Много лет спустя, в 1970-х годах, Битон приехал в Париж, чтобы фотографировать модные коллекции для «Vogue». Я принес три или четыре экземпляра его альбомов в студию и попросил: «Пожалуйста, маэстро, подпишите эти книги для меня». Битон недавно перенес инсульт, поэтому его почерк был дрожащим и корявым, словно курица лапой нацарапала.
Итак, наступил день, когда я решил, что больше так жить невозможно. Я влюбился в Париж еще во время нашего большого европейского турне. Помню, когда мы первый раз остановили машину в пригородах Парижа и выпили по чашечке кофе на террасе летнего кафе, я сказал Джун: «Знаешь, у меня такое чувство, что мы будем жить здесь вечно: это место для нас». Но, разумеется, потом мы поехали в Лондон.
Один пример показывает, как сильно я не любил Лондон, пока жил там. Каждый раз по пути из квартиры на Эрлс-Корт-роуд в студию на Голден-Сквер я сбивался с пути. Я никак не мог найти верную дорогу. У меня есть внутреннее неприятие тех мест, которые мне не нравятся. В тех местах, которые мне нравятся, я ориентируюсь не хуже водителя такси. Мне понадобилось две-три недели, чтобы освоиться в Париже, а в Лос-Анджелесе я просто не могу заблудиться, потому что люблю этот город. В Лондоне мне было плохо, поэтому я мог заблудиться в трех соснах.
Я решил, что с меня довольно, и обратился к Джун: «Я собираюсь разорвать свой контракт и вернуться в Париж. Мне все равно, что они сделают. Мы возьмем «Порше», пару чемоданов и уедем отсюда». — «Знаешь, Хельмут, ты идешь на ужасный риск, — сказала она. — Если ты разорвешь свой контракт, то больше никогда не сможешь работать на «Conde Nast». (Корпорация, владевшая журналом «Vogue».) «А мне плевать, — ответил я. — Все хорошее когда-нибудь заканчивается». И вот, за месяц до окончания моего контракта, я сказал Одри Уизерс, что уезжаю. Она с пониманием отнеслась к моему решению; думаю, она была рада избавиться от меня. Мы отправились в Париж, нагрузив «Порше» под завязку нашими немногочисленными пожитками.

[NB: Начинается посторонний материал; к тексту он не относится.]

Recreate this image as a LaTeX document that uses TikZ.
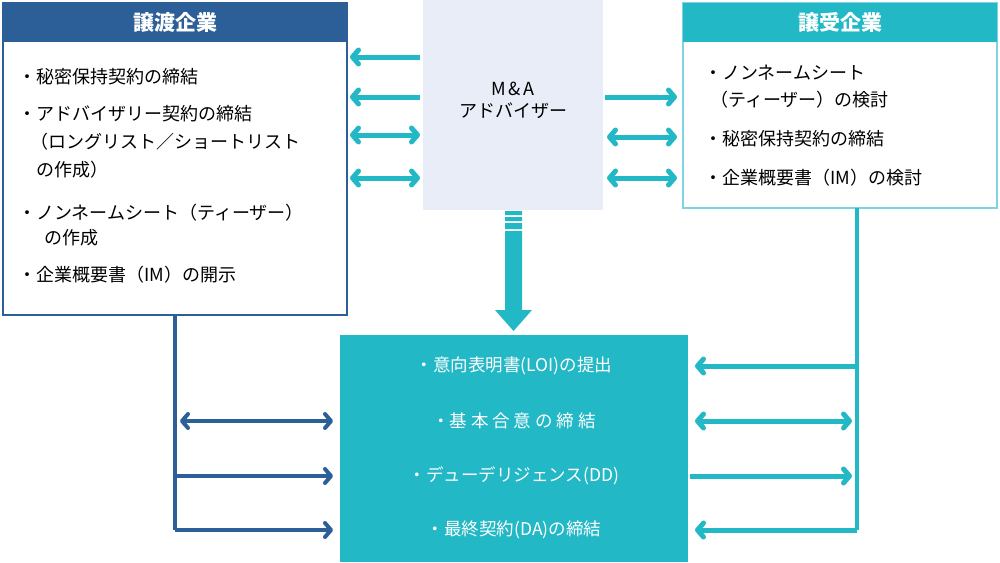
\documentclass[tikz,border=0pt]{standalone}
\usepackage{fontspec}
\setmainfont{Noto Sans CJK JP}
\usetikzlibrary{arrows.meta}
\definecolor{dblue}{HTML}{2C5F97}
\definecolor{teal}{HTML}{22B8C6}
\definecolor{lteal}{HTML}{7FD3DE}
\definecolor{adv}{HTML}{E8EDF8}
\begin{document}
\begin{tikzpicture}[x=1pt,y=-1pt,
  ta/.style={line width=5pt,teal,arrows={-Straight Barb[round,length=6pt,width=14pt]}},
  tb/.style={ta,arrows={Straight Barb[round,length=6pt,width=14pt]-Straight Barb[round,length=6pt,width=14pt]}},
  ba/.style={line width=4pt,dblue,arrows={-Straight Barb[round,length=6pt,width=14pt]}},
  bb/.style={ba,arrows={Straight Barb[round,length=6pt,width=14pt]-Straight Barb[round,length=6pt,width=14pt]}},
  lt/.style={anchor=west,font=\fontsize{18}{20}\selectfont,inner sep=0},
  bt/.style={white,font=\fontsize{17.5}{20}\selectfont,inner sep=0}]
\useasboundingbox (0,0) rectangle (1000,562);
% left box
\draw[dblue,line width=1.2pt,fill=white] (3,3) rectangle (347,315);
\fill[dblue] (3,3) rectangle (347,42);
\node[white,font=\bfseries\fontsize{21}{24}\selectfont] (lh) at (175,22) {譲渡企業};
\node[lt] (l1) at (18,77) {・秘密保持契約の締結};
\node[lt] (l2) at (18,114) {・アドバイザリー契約の締結};
\node[lt] (l3) at (30,142) {（ロングリスト／ショートリスト};
\node[lt] (l4) at (36,170) {の作成）};
\node[lt] (l5) at (18,213) {・ノンネームシート（ティーザー）};
\node[lt] (l6) at (44,238) {の作成};
\node[lt] (l7) at (18,275) {・企業概要書（IM）の開示};
% right box
\draw[lteal,line width=1.2pt,fill=white] (683,3) rectangle (997,208);
\fill[teal] (683,3) rectangle (997,42);
\node[white,font=\bfseries\fontsize{21}{24}\selectfont] (rh) at (840,22) {譲受企業};
\node[lt] (r1) at (704,73) {・ノンネームシート};
\node[lt] (r2) at (710,100) {（ティーザー）の検討};
\node[lt] (r3) at (704,139) {・秘密保持契約の締結};
\node[lt] (r4) at (704,178) {・企業概要書（IM）の検討};
% advisor
\fill[adv] (423,0) rectangle (603,210);
\node[font=\fontsize{18}{22}\selectfont,align=center] (adv) at (513,100) {M\,\&\,A\\アドバイザー};
\foreach \y/\s in {57/ta,97/ta,135/tb,178/tb}
  \draw[\s] (420,\y) coordinate (a\y) -- (350,\y) coordinate (b\y);
\draw[ta] (605,97) coordinate (c1) -- (677,97) coordinate (d1);
\foreach \y in {137,178}
  \draw[tb] (607,\y) coordinate (c\y) -- (677,\y) coordinate (d\y);
% down arrow
\fill[teal] (505,211) rectangle (522,215) (505,217) rectangle (522,221) (505,223) rectangle (522,229)
  (505,231) -- (522,231) -- (522,310) -- (532,310) -- (513.5,331) -- (495,310) -- (505,310) -- cycle;
% bottom box
\fill[teal] (340,335) rectangle (688,562);
\node[bt] (m1) at (514,366) {・意向表明書(LOI)の提出};
\node[bt] (m2) at (514,421) {・基 本 合 意 の 締 結};
\node[bt] (m3) at (514,476) {・デューデリジェンス(DD)};
\node[bt] (m4) at (514,530) {・最終契約(DA)の締結};
% left connectors
\draw[dblue,line width=4pt] (175,315) -- (175,530);
\draw[bb] (180,421) -- (333,421);
\draw[ba] (175,476) -- (333,476);
\draw[ba] (175,530) -- (333,530);
% right connectors
\draw[teal,line width=4pt] (857,208) -- (857,530);
\draw[ta] (857,366) -- (695,366);
\draw[tb] (695,421) -- (852,421);
\draw[ta] (690,476) -- (852,476);
\draw[ta] (857,530) -- (695,530);
\end{tikzpicture}
\end{document}
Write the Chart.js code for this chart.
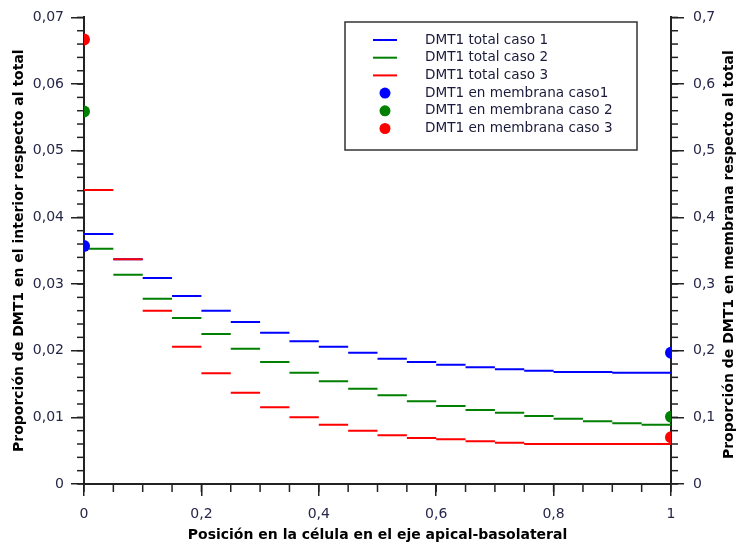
<!DOCTYPE html>
<html>
<head>
<meta charset="utf-8">
<script src="https://cdn.jsdelivr.net/npm/chart.js@4/dist/chart.umd.min.js"></script>
<style>
  html, body { margin: 0; padding: 0; background: #fff; }
  #wrap { width: 738px; height: 545px; }
</style>
</head>
<body>
<div id="wrap"><canvas id="chart" width="738" height="545"></canvas></div>
<script>
// Data (each value = one bin of width 0.05 along the apical-basolateral axis)
const binWidth = 0.05;
const totalCaso1 = [0.0375, 0.0337, 0.0309, 0.0282, 0.0260, 0.0243, 0.0227, 0.0214, 0.0206, 0.0197,
                    0.0188, 0.0183, 0.0179, 0.0175, 0.0172, 0.0170, 0.0168, 0.0168, 0.0167, 0.0167];
const totalCaso2 = [0.0353, 0.0314, 0.0278, 0.0249, 0.0225, 0.0203, 0.0183, 0.0167, 0.0154, 0.0143,
                    0.0133, 0.0124, 0.0117, 0.0111, 0.0107, 0.0102, 0.0098, 0.0094, 0.0091, 0.0089];
const totalCaso3 = [0.0441, 0.0337, 0.0260, 0.0206, 0.0166, 0.0137, 0.0115, 0.0100, 0.0089, 0.0080,
                    0.0073, 0.0069, 0.0067, 0.0064, 0.0062, 0.0060, 0.0060, 0.0060, 0.0060, 0.0060];

// Membrane proportions, right axis, at the two membranes (x = 0 and x = 1)
const membranePos = [0, 1];
const membranaCaso1 = [0.357, 0.197];
const membranaCaso2 = [0.559, 0.101];
const membranaCaso3 = [0.667, 0.070];

const seriesLabels = [
  "DMT1 total caso 1", "DMT1 total caso 2", "DMT1 total caso 3",
  "DMT1 en membrana caso1", "DMT1 en membrana caso 2", "DMT1 en membrana caso 3"
];
const colors = ["#0000ff", "#008000", "#ff0000"];

const xTitle = "Posición en la célula en el eje apical-basolateral";
const yTitle = "Proporción de DMT1 en el interior respecto al total";
const y2Title = "Proporción de DMT1 en membrana respecto al total";

// horizontal segments, one per bin, separated by gaps
function segments(vals) {
  const pts = [];
  vals.forEach((v, i) => {
    pts.push({ x: i * binWidth, y: v });
    pts.push({ x: (i + 1) * binWidth, y: v });
    pts.push({ x: (i + 1) * binWidth, y: null });
  });
  return pts;
}
function points(vals) {
  return vals.map((v, i) => ({ x: membranePos[i], y: v }));
}

const comma = (v, d) => v === 0 ? "0" : (Math.abs(v - 1) < 1e-9 ? "1" : v.toFixed(d).replace(".", ","));

const axisColor = "#222";
const tickFont = { family: "DejaVu Sans", size: 14 };
const tickColor = "#26264a";

// minor tick marks + titles + legend box
const extras = {
  id: "extras",
  afterDraw(chart) {
    const ctx = chart.ctx;
    const area = chart.chartArea;
    const minors = [
      { id: "x", step: 0.05, len: 8 },
      { id: "y", step: 0.002, len: 7 },
      { id: "y2", step: 0.02, len: 7 }
    ];
    ctx.save();
    ctx.strokeStyle = axisColor;
    ctx.lineWidth = 1.5;
    minors.forEach(m => {
      const s = chart.scales[m.id];
      const n = Math.round((s.max - s.min) / m.step);
      for (let i = 0; i <= n; i++) {
        const p = s.getPixelForValue(s.min + i * m.step);
        ctx.beginPath();
        if (m.id === "x") {
          ctx.moveTo(p, area.bottom); ctx.lineTo(p, area.bottom + m.len);
        } else if (m.id === "y") {
          ctx.moveTo(area.left, p); ctx.lineTo(area.left - m.len, p);
        } else {
          ctx.moveTo(area.right, p); ctx.lineTo(area.right + m.len, p);
        }
        ctx.stroke();
      }
    });

    // axis titles
    ctx.fillStyle = "#000";
    ctx.font = "bold 14px 'DejaVu Sans'";
    ctx.textAlign = "center";
    ctx.textBaseline = "middle";
    const cy = (area.top + area.bottom) / 2;
    ctx.fillText(xTitle, (area.left + area.right) / 2, 535);
    ctx.save();
    ctx.translate(19, cy);
    ctx.rotate(-Math.PI / 2);
    ctx.fillText(yTitle, 0, 0);
    ctx.restore();
    ctx.save();
    ctx.translate(729, cy + 4);
    ctx.rotate(-Math.PI / 2);
    ctx.fillText(y2Title, 0, 0);
    ctx.restore();

    // legend
    const box = { left: 345, top: 22, right: 637, bottom: 150 };
    ctx.fillStyle = "#fff";
    ctx.fillRect(box.left, box.top, box.right - box.left, box.bottom - box.top);
    ctx.strokeStyle = "#333";
    ctx.lineWidth = 1.5;
    ctx.strokeRect(box.left, box.top, box.right - box.left, box.bottom - box.top);
    ctx.font = "13.6px 'DejaVu Sans'";
    ctx.textAlign = "left";
    chart.data.datasets.forEach((ds, i) => {
      const yy = 40 + i * 17.7;
      if (ds.showLine === false) {
        ctx.fillStyle = ds.backgroundColor;
        ctx.beginPath();
        ctx.arc(385, yy, 5.5, 0, Math.PI * 2);
        ctx.fill();
      } else {
        ctx.strokeStyle = ds.borderColor;
        ctx.lineWidth = 2;
        ctx.beginPath();
        ctx.moveTo(373, yy); ctx.lineTo(397, yy);
        ctx.stroke();
      }
      ctx.fillStyle = "#1a1a3a";
      ctx.fillText(ds.label, 425, yy);
    });
    ctx.restore();
  }
};

const lineSets = [totalCaso1, totalCaso2, totalCaso3].map((vals, i) => ({
  label: seriesLabels[i],
  data: segments(vals),
  yAxisID: "y",
  borderColor: colors[i],
  backgroundColor: colors[i],
  borderWidth: 2,
  pointRadius: 0,
  spanGaps: false,
  order: 3 - i + 1
}));
const pointSets = [membranaCaso1, membranaCaso2, membranaCaso3].map((vals, i) => ({
  label: seriesLabels[i + 3],
  data: points(vals),
  yAxisID: "y2",
  showLine: false,
  borderColor: colors[i],
  backgroundColor: colors[i],
  pointRadius: 6,
  pointBorderWidth: 0,
  clip: 0,
  order: 0
}));

new Chart(document.getElementById("chart"), {
  type: "line",
  data: { datasets: lineSets.concat(pointSets) },
  options: {
    responsive: false,
    animation: false,
    layout: { padding: { top: 17, left: 0, right: 0, bottom: 0 } },
    plugins: { legend: { display: false }, tooltip: { enabled: false } },
    scales: {
      x: {
        type: "linear", min: 0, max: 1,
        afterFit: s => { s.height = 61; },
        ticks: { stepSize: 0.2, font: tickFont, color: tickColor, padding: 10, maxRotation: 0,
                 callback: v => comma(v, 1) },
        grid: { drawOnChartArea: false, tickLength: 12, color: axisColor, lineWidth: 1.5 },
        border: { color: axisColor, width: 2 }
      },
      y: {
        position: "left", min: 0, max: 0.07,
        afterFit: s => { s.width = 84; },
        ticks: { stepSize: 0.01, font: tickFont, color: tickColor, padding: 7,
                 callback: v => comma(v, 2) },
        grid: { drawOnChartArea: false, tickLength: 13, color: axisColor, lineWidth: 1.5 },
        border: { color: axisColor, width: 2 }
      },
      y2: {
        position: "right", min: 0, max: 0.7,
        afterFit: s => { s.width = 67; },
        ticks: { stepSize: 0.1, font: tickFont, color: tickColor, padding: 9,
                 callback: v => comma(v, 1) },
        grid: { drawOnChartArea: false, tickLength: 13, color: axisColor, lineWidth: 1.5 },
        border: { color: axisColor, width: 2 }
      }
    }
  },
  plugins: [extras]
});
</script>
</body>
</html>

В то время перелеты из Англии во Францию и обратно были сплошным удовольствием. Существовала авиалиния иод названием «Сильвер-Сити», принадлежавшая одному австралийцу и совершавшая рейсы из Ле-Туше во Франции до Лидда на южном побережье Англии. Я подъехал прямо к самолету, где в грузовом отсеке машины соединили цепями — примерно по пять штук в одной партии, — а потом автовладельцы и пассажиры расселись в задней части самолета на самых простых сиденьях. На перелет через Ла-Манш ушло не более двадцати пяти минут, и можно было слышать, как автомобили бьются в переборку, когда самолет стал заходить на посадку.
Как только мы с Джун прибыли в Париж, то выбрали гостиницу под названием Hotel Boissy cTAnglas на рю Бусси д'Англэ, которая шла параллельно рю Ройяль и была уютной улочкой с замечательными маленькими ресторанами. Мы получили лучшую комнату (единственную комнату с ванной) за пятнадцать франков в день, включая завтрак: кофе с молоком, круассаны и все остальное. Пол был слегка наклонным, поэтому когда вы вставали с постели, нужно было подниматься вверх, чтобы добраться до ванной и туалета. Впоследствии мы нашли квартиру в шестнадцатом округе Парижа, на углу Моцарт-авеню и рю Жасмин.
У нас никогда не было достаточно денег, чтобы одновременно внести очередной платеж за квартиру и съездить куда-нибудь на выходные. Помню, однажды на Пасху я обратился к Джун: «Что будем делать? Устроим себе праздник или заплатим за квартиру?» Она ответила: «Давай устроим праздник, а квартплата подождет». И вот мы посреди ночи погрузились в наш шикарный автомобиль и отправились в Швейцарию, в маленький городок под названием Сент-Керк. Мы могли позволить себе мясо лишь раз в неделю и пили дешевое столовое вино «Vin de Postilion» по одному франку за литр.